Saat itu giat tiga badai seperti badai guntur yang giat pada malam hari di Jakarta, puting beliung di beberapa lokasi di Jawa (Depok, Bandung, Magelang), serta hujan lebat seperti di Katingan, Kalimantan.
Dengan perkembangan yang kini terjadi, tampak awan badai atau awan Cb kini berkembang, yang berpotensi memicu bencana hidrometeorologi basah.
Sepertinya kondisi awan badai yang dahulu giat pada masa peralihan, pada 2022 berlangsung pada musim kemarau.

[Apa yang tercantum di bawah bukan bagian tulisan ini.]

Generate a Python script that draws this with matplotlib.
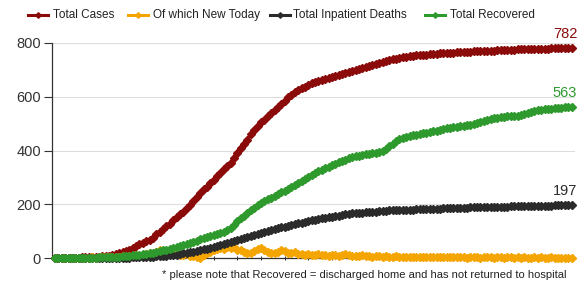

Alangkah baiknya bila situasi dan kondisi cuaca dan iklim yang bergolak ini dikaji dan dicermati saksama untuk pertimbangan kebijakan terkait.
Baca juga Menilik Fenomena Hujan Ekstrem di Kawasan Benua Maritim Indonesia
Kita perlu belajar dari Seoul, Korea Selatan, yang maju dalam meteorologi, tetapi kecolongan dengan kehadiran jenis awan Cb yang membentuk awan MCC dan MCS. Konsekuensinya, hujan ekstrem dalam kurun singkat dan banjir bandang karena hujan yang begitu lebat di kawasan kota tidak tertampung di drainase.
Sebentar lagi kita memasuki bulan September. Garis semu di akhir bulan akan berada di garis ekuator, yang dapat memacu penguapan dari laut yang kini hangat. Inilah kondisi kerancuan/pergolakan cuaca dan iklim Bumi yang berubah dengan segera dan cepat.